On Monday, she stood on the third step of the podium at London’s North Greenwich Arena after winning asymmetric bars bronze and becoming the first British woman to get an individual Olympic gymnastics medal.
“It’s the one medal that I‘m missing from my collection,” Tweddle told reporters after finishing 0.217 points behind new champion Aliya Mustafina of Russia.
”I always said I don’t care what color it is. I‘m made up with the bronze.
“Twelve weeks ago I couldn’t think about competing here. I cried myself to sleep back then because I thought it was the end of my Olympics. Tonight it will be easy to sleep, because I have a medal.”
At 27, and competing in her third and, she says, final Olympics, Tweddle, twice world champion on the bars, has profited from a British initiative to improve the nation’s results in the sport with new funding and support.
The results have paid off in London with the team competing on level pegging with the big guns such as China and the United States and the men already taking three medals.
Home support has helped, with the crowd at North Greenwich Arena making so much noise on Monday that Tweddle could not hear coach Amanda Reddin’s final words of wisdom before she presented to the judges.

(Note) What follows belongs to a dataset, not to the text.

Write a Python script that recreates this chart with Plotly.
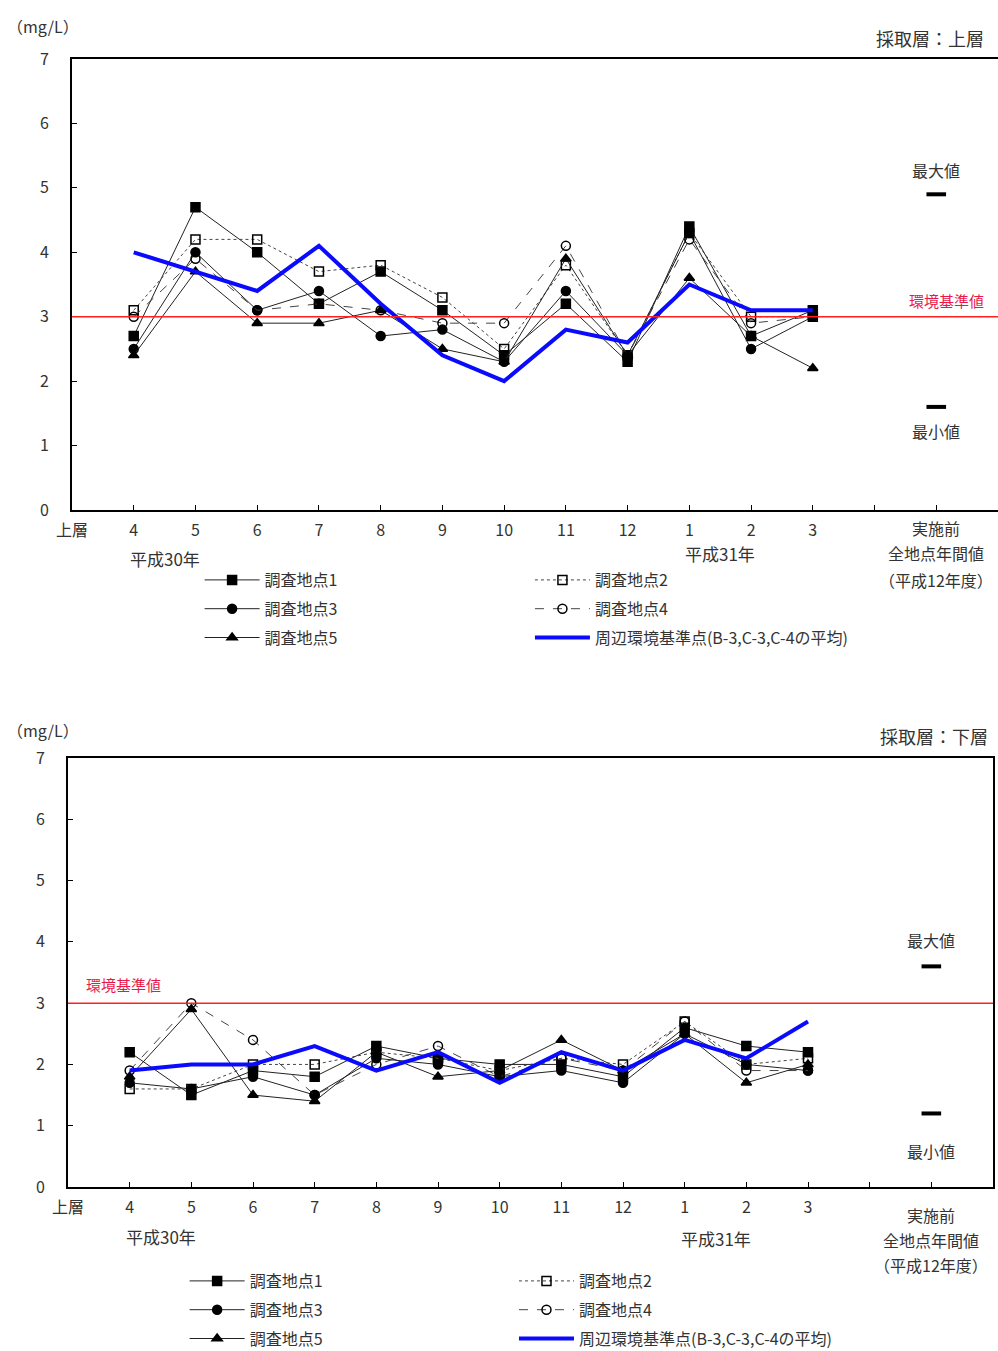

“I just had to kind of lip-read it,” said Tweddle, who finished fourth in the same final in Beijing. “She normally just says ‘Calm down and do what you can do’.”
Tweddle had collected the highest score in qualifying but a step back on landing from her more-difficult dismount in the final cost her and she watched the silver medal go to 2008 champion He Kexin of China.
“I‘m not disappointed in the slightest,” Tweddle told reporters. “I won’t look back thinking if only I hadn’t taken that step. Before the Games I said any medal, any color would make me happy and I am just going to stick to that.”
The British women’s only previous medals had been in the team event at the 1928 Amsterdam Games, when they won bronze. The cash-strapped team could not stay an extra night to wait for their medals ceremony and went home, getting their medals later.
Tweddle, then, can safely claim to be the only British female gymnast to have been in an Olympic medals ceremony but she will not be back for more in Rio de Janeiro in four years’ time.
“My body can’t hold out that long,” she said.